If, however, mere physical strength is no longer necessary to military efficiency, it is nevertheless true that physical endurance is still of value. Soldiers still have to march; they are still fed upon embalmed beef and other such victuals, and they are still exposed to the elements. But is the physical endurance of women appreciably less than that of men? Not at all. The experience of the race, indeed, teaches that it is actually more. Women, in brief, are able to face safely and with equanimity conditions of life which would soon destroy the average man. Their lungs need less air, their bodies need less food, they are more resistent to cold and damp. The clothing worn habitually by women would stamp out the so-called sterner sex in a year. Women more quickly accustom themselves to an unfavorable environment. A woman dipsomaniac, once she gets the knack of drinking, always lasts longer than a man. A woman can lose sleep with less damage than a man. A woman can go without meals with less damage than a man.

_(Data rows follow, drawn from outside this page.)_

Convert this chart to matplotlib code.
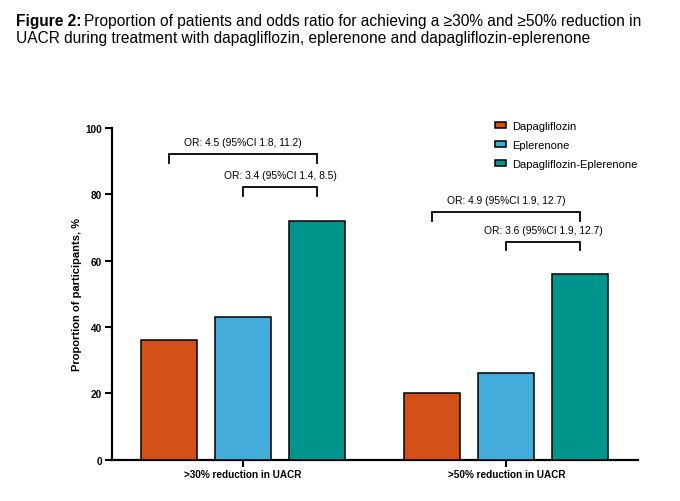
import numpy as np
import matplotlib
matplotlib.use('Agg')
import matplotlib.pyplot as plt

plt.rcParams['font.family'] = ['Liberation Sans', 'DejaVu Sans']

groups = ['>30% reduction in UACR', '>50% reduction in UACR']
treatments = ['Dapagliflozin', 'Eplerenone', 'Dapagliflozin-Eplerenone']
dapa = [36, 20]
eple = [43, 26]
combo = [72, 56]
colors = ['#D35019', '#43ACDA', '#00958C']

# bracket: group, first bar, second bar, level, label
brackets = [
    (0, 0, 2, 92, 'OR: 4.5 (95%CI 1.8, 11.2)'),
    (0, 1, 2, 82, 'OR: 3.4 (95%CI 1.4, 8.5)'),
    (1, 0, 2, 74.5, 'OR: 4.9 (95%CI 1.9, 12.7)'),
    (1, 1, 2, 65.6, 'OR: 3.6 (95%CI 1.9, 12.7)'),
]

fig = plt.figure(figsize=(6.8, 5.02), dpi=100)
ax = fig.add_axes([0.164, 0.0823, 0.774, 0.6613])

x = np.arange(len(groups))
step = 0.282
w = 0.213
series = [dapa, eple, combo]
for i, vals in enumerate(series):
    ax.bar(x + (i - 1) * step, vals, w, color=colors[i], edgecolor='black',
           linewidth=1.1, label=treatments[i], zorder=3)

for g, a, b, lev, lab in brackets:
    x1 = g + (a - 1) * step
    x2 = g + (b - 1) * step
    ax.plot([x1, x1, x2, x2], [lev - 2.5, lev, lev, lev - 2.5], color='black',
            lw=1.3, clip_on=False, solid_joinstyle='miter')
    ax.text((x1 + x2) / 2, lev + 2.2, lab, ha='center', va='bottom', fontsize=7.4)

ax.set_xlim(-0.5, 1.5)
ax.set_ylim(0, 100)
ax.set_yticks([0, 20, 40, 60, 80, 100])
ax.set_xticks(x)
ax.set_xticklabels(groups, fontweight='bold', fontsize=7.2)
for t in ax.get_yticklabels():
    t.set_fontweight('bold')
    t.set_fontsize(7.2)
ax.tick_params(axis='both', direction='out', length=5, width=1.5, pad=2)
ax.set_ylabel('Proportion of participants, %', fontweight='bold', fontsize=8, labelpad=2)
for s in ['top', 'right']:
    ax.spines[s].set_visible(False)
for s in ['left', 'bottom']:
    ax.spines[s].set_linewidth(1.6)

ax.legend(loc='upper left', bbox_to_anchor=(495 / 680, 1 - 122 / 502),
          bbox_transform=fig.transFigure, frameon=False, fontsize=8,
          handlelength=0.95, handleheight=0.55, handletextpad=0.55,
          labelspacing=0.8, borderaxespad=0, borderpad=0)

# title with bold prefix
r = fig.canvas.get_renderer()
t1 = fig.text(16 / 680, 1 - 26 / 502, 'Figure 2:', fontweight='bold', fontsize=11.2,
              va='baseline')
bb = t1.get_window_extent(renderer=r)
fig.text(bb.x1 / (6.8 * 100) + 3 / 680, 1 - 26 / 502,
         'Proportion of patients and odds ratio for achieving a \u226530% and \u226550% reduction in',
         fontsize=11.2, va='baseline')
fig.text(16 / 680, 1 - 43 / 502,
         'UACR during treatment with dapagliflozin, eplerenone and dapagliflozin-eplerenone',
         fontsize=11.2, va='baseline')

fig.savefig('out.png', dpi=100)
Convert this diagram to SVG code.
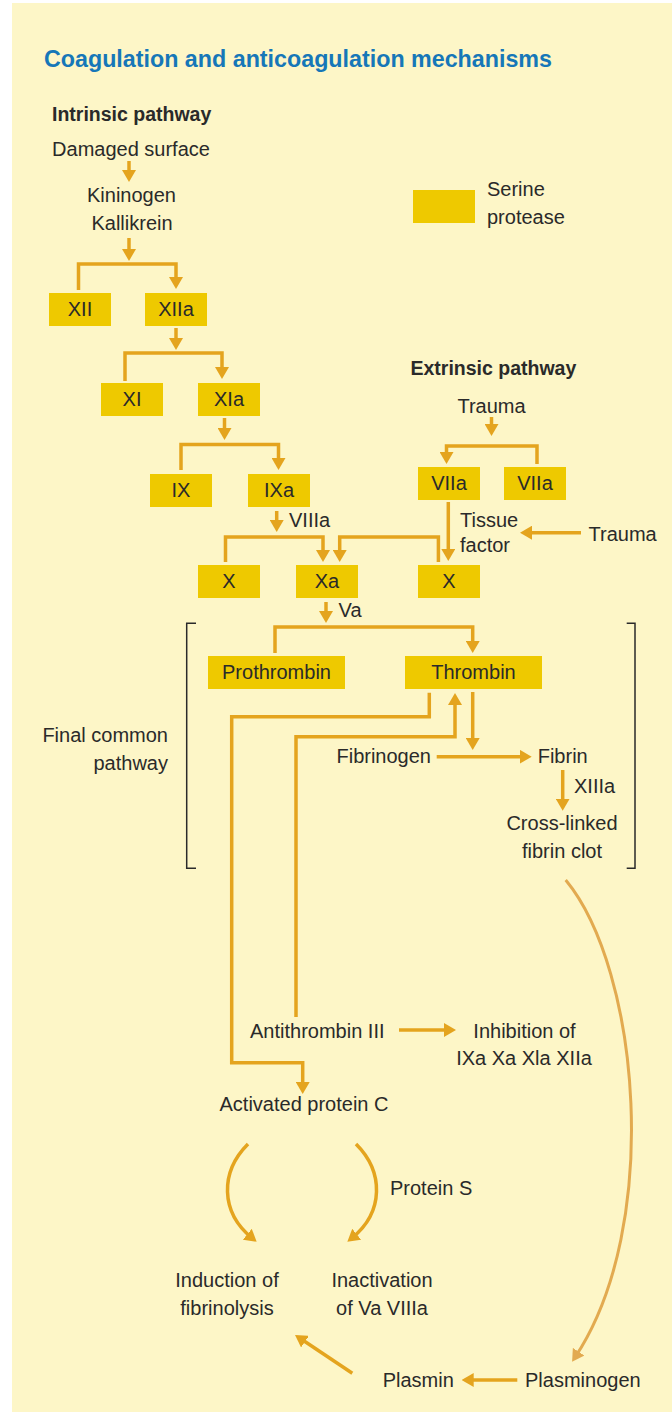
<svg xmlns="http://www.w3.org/2000/svg" width="672" height="1412" viewBox="0 0 672 1412">
<defs>
<style>
.t{font-family:"Liberation Sans",Arial,sans-serif;font-size:20px;fill:#2a2a2a}
.b{font-family:"Liberation Sans",Arial,sans-serif;font-size:19.5px;font-weight:bold;fill:#2a2a2a}
.m{text-anchor:middle}
.e{text-anchor:end}
.box{fill:#eec900}
.c{fill:none;stroke:#e4a41e;stroke-width:3.5;marker-end:url(#ah)}
.cn{fill:none;stroke:#e4a41e;stroke-width:3.5}
.br{fill:none;stroke:#2a2a2a;stroke-width:1.5}
</style>
<marker id="ah" viewBox="0 0 12 14" markerWidth="12" markerHeight="14" markerUnits="userSpaceOnUse" refX="6" refY="7" orient="auto">
<path d="M0,0 L12,7 L0,14 Z" fill="#e4a41e"/>
</marker>
<marker id="ah2" viewBox="0 0 12 14" markerWidth="12" markerHeight="14" markerUnits="userSpaceOnUse" refX="6" refY="7" orient="auto">
<path d="M0,0 L12,7 L0,14 Z" fill="#e2aa50"/>
</marker>
</defs>
<rect x="12" y="3" width="660" height="1409" fill="#fdf6c7"/>
<text x="44" y="67" font-family="'Liberation Sans',Arial,sans-serif" font-size="24" font-weight="bold" fill="#1677b8" textLength="508" lengthAdjust="spacingAndGlyphs">Coagulation and anticoagulation mechanisms</text>

<g id="intrinsic">
<text class="b" x="52" y="121">Intrinsic pathway</text>
<text class="t m" x="131" y="156">Damaged surface</text>
<text class="t m" x="131.5" y="202">Kininogen</text>
<text class="t m" x="132" y="230">Kallikrein</text>
</g>
<g id="legend">
<rect class="box" x="413" y="190" width="62" height="33"/>
<text class="t" x="487" y="196">Serine</text>
<text class="t" x="487" y="224">protease</text>
</g>
<g id="n-XII"><rect class="box" x="49" y="293" width="62" height="33"/><text class="t m" x="80" y="316">XII</text></g>
<g id="n-XIIa"><rect class="box" x="145" y="293" width="62" height="33"/><text class="t m" x="176" y="316">XIIa</text></g>
<g id="n-XI"><rect class="box" x="101" y="383" width="62" height="33"/><text class="t m" x="132" y="406">XI</text></g>
<g id="n-XIa"><rect class="box" x="198" y="383" width="62" height="33"/><text class="t m" x="229" y="406">XIa</text></g>
<g id="n-IX"><rect class="box" x="150" y="474" width="62" height="33"/><text class="t m" x="181" y="497">IX</text></g>
<g id="n-IXa"><rect class="box" x="248" y="474" width="62" height="33"/><text class="t m" x="279" y="497">IXa</text></g>
<g id="n-X1"><rect class="box" x="198" y="565" width="62" height="33"/><text class="t m" x="229" y="588">X</text></g>
<g id="n-Xa"><rect class="box" x="296" y="565" width="62" height="33"/><text class="t m" x="327" y="588">Xa</text></g>
<g id="n-X2"><rect class="box" x="418" y="565" width="62" height="33"/><text class="t m" x="449" y="588">X</text></g>
<g id="extrinsic">
<text class="b" x="410.5" y="375">Extrinsic pathway</text>
<text class="t m" x="491.5" y="413">Trauma</text>
</g>
<g id="n-VIIa1"><rect class="box" x="418" y="467" width="62" height="33"/><text class="t m" x="449" y="490">VIIa</text></g>
<g id="n-VIIa2"><rect class="box" x="504" y="467" width="62" height="33"/><text class="t m" x="535" y="490">VIIa</text></g>
<g id="tissue-factor">
<text class="t" x="460" y="527">Tissue</text>
<text class="t" x="460" y="552">factor</text>
</g>
<g id="trauma2"><text class="t" x="588.5" y="541">Trauma</text></g>
<g id="n-prothrombin"><rect class="box" x="208" y="656" width="137" height="33"/><text class="t m" x="276.5" y="679">Prothrombin</text></g>
<g id="n-thrombin"><rect class="box" x="405" y="656" width="137" height="33"/><text class="t m" x="473.5" y="679">Thrombin</text></g>
<g id="final-common">
<text class="t e" x="168" y="742">Final common</text>
<text class="t e" x="168" y="770">pathway</text>
<path class="br" d="M196,623.3 H186.7 V868.3 H196"/>
<path class="br" d="M626.7,623.3 H635 V868.3 H626.7"/>
</g>
<g id="n-fibrinogen"><text class="t e" x="431" y="763">Fibrinogen</text></g>
<g id="n-fibrin"><text class="t" x="537.7" y="763">Fibrin</text></g>
<g id="n-clot">
<text class="t m" x="562" y="830">Cross-linked</text>
<text class="t m" x="562" y="858">fibrin clot</text>
</g>
<g id="n-antithrombin"><text class="t" x="250" y="1038">Antithrombin III</text></g>
<g id="n-inhibition">
<text class="t m" x="524.5" y="1038">Inhibition of</text>
<text class="t m" x="524" y="1065">IXa Xa Xla XIIa</text>
</g>
<g id="n-apc"><text class="t m" x="304" y="1111">Activated protein C</text></g>
<g id="n-induction">
<text class="t m" x="227" y="1287">Induction of</text>
<text class="t m" x="227" y="1315">fibrinolysis</text>
</g>
<g id="n-inactivation">
<text class="t m" x="382" y="1287">Inactivation</text>
<text class="t m" x="382" y="1315">of Va VIIIa</text>
</g>
<g id="n-plasmin"><text class="t" x="382.7" y="1387">Plasmin</text></g>
<g id="n-plasminogen"><text class="t" x="525" y="1387">Plasminogen</text></g>

<g id="connectors">
<path class="c" d="M129,161 V176"/>
<path class="c" d="M129,238 V255"/>
<path class="c" d="M78.5,290 V264 H176 V283"/>
<path class="c" d="M176,328 V344"/>
<path class="c" d="M125,381 V353 H222 V373"/>
<path class="c" d="M224.5,418 V434"/>
<path class="c" d="M181,470 V444.5 H278.5 V464"/>
<path class="c" d="M276.7,511 V526"/>
<text class="t" x="289" y="527">VIIIa</text>
<path class="c" d="M225.5,562 V537 H323 V556"/>
<path class="c" d="M438.4,562 V537 H339.7 V556"/>
<path class="c" d="M491.5,417 V430"/>
<path class="c" d="M537,464 V446 H446.5 V458"/>
<path class="c" d="M448.3,502 V555"/>
<path class="c" d="M581,532.7 H526"/>
<path class="c" d="M326,602 V617"/>
<text class="t" x="338.6" y="617">Va</text>
<path class="c" d="M275,653 V627 H472.7 V647"/>
<path class="c" d="M429.3,692.7 V716.7 H231.7 V1062.7 H302.7 V1088"/>
<path class="c" d="M296,1017 V736.7 H455 V699"/>
<path class="c" d="M472.7,692 V744"/>
<path class="c" d="M436.7,756.7 H525.7"/>
<path class="c" d="M562.7,770 V804.7"/>
<text class="t" x="574" y="793">XIIIa</text>
<path class="c" d="M399,1030 H450"/>
<path class="c" d="M248,1144 C220,1172 220,1212 252,1238"/>
<path class="c" d="M356,1144 C384,1172 384,1212 352,1238"/>
<text class="t" x="390" y="1195">Protein S</text>
<path class="c" d="M517.3,1380 H467.7"/>
<path class="c" d="M352.3,1373.3 L300,1338.3"/>
<path d="M565.7,880 C640,970 662,1226 575.4,1356.7" fill="none" stroke="#e2aa50" stroke-width="3" marker-end="url(#ah2)"/>
</g>
</svg>
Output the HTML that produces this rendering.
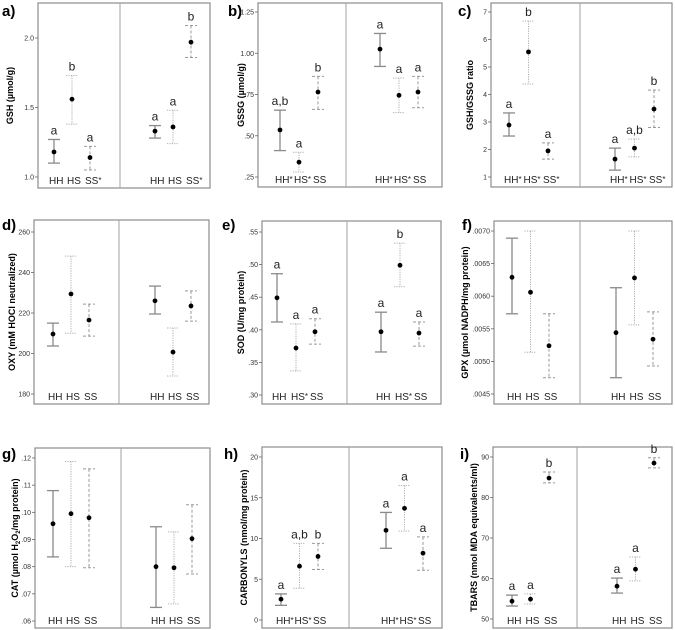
<!DOCTYPE html>
<html><head><meta charset="utf-8"><style>
html,body{margin:0;padding:0;background:#fff;}
svg{display:block;font-family:"Liberation Sans",sans-serif;}
</style></head><body>
<svg id="fig" width="675" height="630" viewBox="0 0 675 630" xmlns="http://www.w3.org/2000/svg"></svg>
<script>
// ---- data: [HH, HS, SS] for left group then right group ----
const gshMean=[1.18,1.56,1.14,1.33,1.36,1.97];
const gshHi=[1.27,1.73,1.22,1.37,1.48,2.09];
const gshLo=[1.10,1.38,1.05,1.28,1.24,1.86];
const gshLetters=["a","b","a","a","a","b"];
const gshCats=["HH","HS","SS*","HH","HS","SS*"];
const gshTicks=[1.0,1.5,2.0];
const gshTickLabels=["1.0","1.5","2.0"];

const gssgMean=[0.535,0.34,0.765,1.025,0.745,0.765];
const gssgHi=[0.655,0.40,0.86,1.12,0.85,0.86];
const gssgLo=[0.41,0.28,0.66,0.92,0.64,0.67];
const gssgLetters=["a,b","a","b","a","a","a"];
const gssgCats=["HH*","HS*","SS","HH*","HS*","SS"];
const gssgTicks=[0.25,0.5,0.75,1.0,1.25];
const gssgTickLabels=[".25",".50",".75","1.00","1.25"];

const ratioMean=[2.89,5.55,1.95,1.65,2.05,3.47];
const ratioHi=[3.33,6.67,2.24,2.05,2.38,4.16];
const ratioLo=[2.49,4.38,1.65,1.25,1.73,2.80];
const ratioLetters=["a","b","a","a","a,b","b"];
const ratioCats=["HH*","HS*","SS*","HH*","HS*","SS*"];
const ratioTicks=[1,2,3,4,5,6,7];
const ratioTickLabels=["1","2","3","4","5","6","7"];

const oxyMean=[209.6,229.4,216.5,226,200.7,223.5];
const oxyHi=[215,248.1,224.4,233.3,212.6,230.9];
const oxyLo=[203.7,210,208.6,219.5,188.9,216];
const oxyLetters=["","","","","",""];
const oxyCats=["HH","HS","SS","HH","HS","SS"];
const oxyTicks=[180,200,220,240,260];
const oxyTickLabels=["180","200","220","240","260"];

const sodMean=[0.449,0.372,0.397,0.397,0.499,0.395];
const sodHi=[0.486,0.409,0.417,0.427,0.533,0.412];
const sodLo=[0.412,0.337,0.378,0.366,0.466,0.375];
const sodLetters=["a","a","a","a","b","a"];
const sodCats=["HH","HS*","SS","HH","HS*","SS"];
const sodTicks=[0.30,0.35,0.40,0.45,0.50,0.55];
const sodTickLabels=[".30",".35",".40",".45",".50",".55"];

const gpxMean=[0.00629,0.00606,0.00524,0.00544,0.00628,0.00534];
const gpxHi=[0.00689,0.00700,0.00573,0.00613,0.00700,0.00576];
const gpxLo=[0.00573,0.00514,0.00475,0.00475,0.00556,0.00493];
const gpxLetters=["","","","","",""];
const gpxCats=["HH","HS","SS","HH","HS","SS"];
const gpxTicks=[0.0045,0.0050,0.0055,0.0060,0.0065,0.0070];
const gpxTickLabels=[".0045",".0050",".0055",".0060",".0065",".0070"];

const catMean=[0.0958,0.0995,0.098,0.080,0.0796,0.0903];
const catHi=[0.108,0.1187,0.116,0.0947,0.0928,0.1028];
const catLo=[0.0836,0.080,0.0796,0.065,0.0663,0.0773];
const catLetters=["","","","","",""];
const catCats=["HH","HS","SS","HH","HS","SS"];
const catTicks=[0.06,0.07,0.08,0.09,0.10,0.11,0.12];
const catTickLabels=[".06",".07",".08",".09",".10",".11",".12"];

const carbMean=[2.55,6.6,7.8,11.0,13.7,8.2];
const carbHi=[3.2,9.4,9.4,13.2,16.5,10.2];
const carbLo=[1.8,3.9,6.2,8.8,10.9,6.1];
const carbLetters=["a","a,b","b","a","a","a"];
const carbCats=["HH*","HS*","SS","HH*","HS*","SS"];
const carbTicks=[0,5,10,15,20];
const carbTickLabels=["0","5","10","15","20"];

const tbarsMean=[54.4,54.9,84.8,58.1,62.3,88.5];
const tbarsHi=[55.9,56.2,86.3,60.1,65.3,89.8];
const tbarsLo=[53.2,53.7,83.6,56.4,59.4,87.3];
const tbarsLetters=["a","a","b","a","a","b"];
const tbarsCats=["HH","HS","SS","HH","HS","SS"];
const tbarsTicks=[50,60,70,80,90];
const tbarsTickLabels=["50","60","70","80","90"];

// ---- layout (pixel geometry, not data) ----
const panels=[
 {id:"a",name:"gsh",L:38,R:210,T:3,B:188,D:120,v0:1,y0:177,v1:2,y1:38,ls:16,re:19,sp:18,tx:-28,title:"GSH (µmol/g)",lx:2,ly:16,mean:gshMean,hi:gshHi,lo:gshLo,let:gshLetters,cats:gshCats,ticks:gshTicks,tl:gshTickLabels},
 {id:"b",name:"gssg",L:258,R:442,T:3,B:187,D:346,v0:0.25,y0:177,v1:1.25,y1:12,ls:22,re:24,sp:19,tx:-17,title:"GSSG (µmol/g)",lx:228,ly:16,mean:gssgMean,hi:gssgHi,lo:gssgLo,let:gssgLetters,cats:gssgCats,ticks:gssgTicks,tl:gssgTickLabels},
 {id:"c",name:"ratio",L:491,R:672,T:3,B:187,D:580,v0:1,y0:177,v1:7,y1:12,ls:18,re:18,sp:19.5,tx:-21,title:"GSH/GSSG ratio",lx:458,ly:16,mean:ratioMean,hi:ratioHi,lo:ratioLo,let:ratioLetters,cats:ratioCats,ticks:ratioTicks,tl:ratioTickLabels},
 {id:"d",name:"oxy",L:34,R:209,T:220,B:404,D:119,v0:180,y0:394,v1:260,y1:232,ls:19,re:18,sp:18,tx:-22,title:"OXY (mM HOCl neutralized)",lx:2,ly:230,mean:oxyMean,hi:oxyHi,lo:oxyLo,let:oxyLetters,cats:oxyCats,ticks:oxyTicks,tl:oxyTickLabels},
 {id:"e",name:"sod",L:262,R:441,T:221,B:404,D:347,v0:0.30,y0:395,v1:0.55,y1:232,ls:15,re:22,sp:19,tx:-21,title:"SOD (U/mg protein)",lx:222,ly:230,mean:sodMean,hi:sodHi,lo:sodLo,let:sodLetters,cats:sodCats,ticks:sodTicks,tl:sodTickLabels},
 {id:"f",name:"gpx",L:494,R:672,T:221,B:404,D:580,v0:0.0045,y0:394,v1:0.0070,y1:231,ls:18,re:19,sp:18.5,tx:-29,title:"GPX (µmol NADPH/mg protein)",lx:462,ly:230,mean:gpxMean,hi:gpxHi,lo:gpxLo,let:gpxLetters,cats:gpxCats,ticks:gpxTicks,tl:gpxTickLabels},
 {id:"g",name:"cat",L:35,R:210,T:448,B:628,D:121,v0:0.06,y0:621,v1:0.12,y1:458,ls:18,re:18,sp:18,tx:-20,title:"CAT",lx:2,ly:459,mean:catMean,hi:catHi,lo:catLo,let:catLetters,cats:catCats,ticks:catTicks,tl:catTickLabels},
 {id:"h",name:"carbonyls",L:262,R:442,T:447,B:628,D:349,v0:0,y0:620,v1:20,y1:457,ls:19,re:19,sp:18.5,tx:-18,title:"CARBONYLS (nmol/mg protein)",lx:224,ly:459,mean:carbMean,hi:carbHi,lo:carbLo,let:carbLetters,cats:carbCats,ticks:carbTicks,tl:carbTickLabels},
 {id:"i",name:"tbars",L:493,R:672,T:447,B:628,D:577,v0:50,y0:619,v1:90,y1:457,ls:19,re:18,sp:18.5,tx:-19,title:"TBARS (nmol MDA equivalents/ml)",lx:460,ly:459,mean:tbarsMean,hi:tbarsHi,lo:tbarsLo,let:tbarsLetters,cats:tbarsCats,ticks:tbarsTicks,tl:tbarsTickLabels}
];
const NS="http://www.w3.org/2000/svg";
const svg=document.getElementById("fig");
function mk(tag,attrs,parent){const e=document.createElementNS(NS,tag);for(const k in attrs)e.setAttribute(k,attrs[k]);(parent||svg).appendChild(e);return e;}
const styles=[{c:"#8a8a8a",d:"none",w:1.3},{c:"#b0b0b0",d:"1.2 1.2",w:1},{c:"#999",d:"3 2",w:1}];
panels.forEach(p=>{
 const g=mk("g",{});
 
 
 const y=v=>p.y0+(v-p.v0)*(p.y1-p.y0)/(p.v1-p.v0);
 const frame=mk("rect",{x:p.L,y:p.T,width:p.R-p.L,height:p.B-p.T,fill:"none",stroke:"#8c8c8c","stroke-width":1.2},g);
 
 
 const div=mk("line",{x1:p.D,x2:p.D,y1:p.T,y2:p.B,stroke:"#a0a0a0","stroke-width":1},g);
 
 
 const lt=mk("text",{x:p.lx,y:p.ly,"font-size":15,"font-weight":"bold"},g);lt.textContent=p.id+")";
 
 
 p.ticks.forEach((t,k)=>{
  const ty=y(t);
  mk("line",{x1:p.L-3,x2:p.L,y1:ty,y2:ty,stroke:"#666","stroke-width":0.8},g);
  const tt=mk("text",{x:p.L-4,y:ty+2.5,"font-size":7,"text-anchor":"end",fill:"#333"},g);
  tt.textContent=p.tl[k];
  
  
 });
 const cy=(p.T+p.B)/2, cx=p.L+p.tx;
 const at=mk("text",{x:cx,y:cy,"font-size":9,"font-weight":"bold","text-anchor":"middle",transform:`rotate(-90 ${cx} ${cy})`,dy:3},g);
 if(p.name==="cat"){at.innerHTML='CAT (µmol H<tspan font-size="6" dy="2">2</tspan><tspan dy="-2">O</tspan><tspan font-size="6" dy="2">2</tspan><tspan dy="-2">/mg protein)</tspan>';}
 else at.textContent=p.title;
 
 
 for(let i=0;i<6;i++){
  const x=i<3?p.L+p.ls+i*p.sp:p.R-p.re-(5-i)*p.sp;
  const s=styles[i%3];
  const eg=mk("g",{},g);
  
  
  const yh=y(p.hi[i]), yl=y(p.lo[i]), ym=y(p.mean[i]);
  const la={stroke:s.c,"stroke-width":s.w}; if(s.d!=="none")la["stroke-dasharray"]=s.d;
  mk("line",Object.assign({x1:x,x2:x,y1:yh,y2:yl},la),eg);
  mk("line",Object.assign({x1:x-6,x2:x+6,y1:yh,y2:yh},la),eg);
  mk("line",Object.assign({x1:x-6,x2:x+6,y1:yl,y2:yl},la),eg);
  mk("circle",{cx:x,cy:ym,r:2.4,fill:"#000"},eg);
  if(p.let[i]){const l=mk("text",{x:x,y:yh-5,"font-size":12,"text-anchor":"middle",fill:"#222"},g);l.textContent=p.let[i];
   
   }
  const star=p.cats[i].endsWith('*');
  const c=mk("text",{x:x-5,y:p.B-4,"font-size":10,fill:"#222"},g);
  if(star){c.innerHTML=p.cats[i].slice(0,-1)+'<tspan font-size="8" dy="-1">*</tspan>';}
  else c.textContent=p.cats[i];
  
  
 }
});
</script>
</body></html>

All these proofs of endurance, of dulled sensibilities, of toughness, would seem to give women a considerable advantage on the field of battle. And if we proceed from the theory to the recorded facts, we find that this is so. Wherever and whenever, in the history of the world, women have taken to warfare, they have invariably displayed an extraordinary capacity for enduring. The Amazons of Scythia and Libya were particularly distinguished for their long marches without commissariat. It was by such a march that they came to the relief of Troy. It was by such a march that they invaded and terrorized Attica during their last and greatest campaign. And the French Revolution and the wars between the Italian republics furnish many other examples. If women have a defect as soldiers, it is the defect of abnormal and disconcerting readiness. To face them is to face a foe who needs no rest and takes none.

But many who oppose the extension of the suffrage while admitting all this, yet raise a further objection. That is to say, they argue that warfare would still do great violence to woman’s gentleness and delicacy--that she would succumb psychically if not physically--that the spectacle of carnage would flabbergast and appall her. Rubbish! The fact is, of course, that women are far less sensitive in such matters than men. They make better nurses than men, not because they are more sympathetic, but because they are less sympathetic. A male surgeon, after cutting out an appendix, promptly disappears from the scene; it is a female nurse who faces unflinchingly the subsequent bellowing of the patient. In the presence of suffering, however horrible, women keep their heads. Spectacles which would paralyze a man seem merely to quicken their intelligence.

Therefore, it is ridiculous to allege that women are essentially unfit for war--i. e., for enforcing with arms their own legislative edicts and follies. On the physical side, they are at least as fit as men, and on the psychic side they are ten times as fit. But let us consider the woman warrior at greater length tomorrow.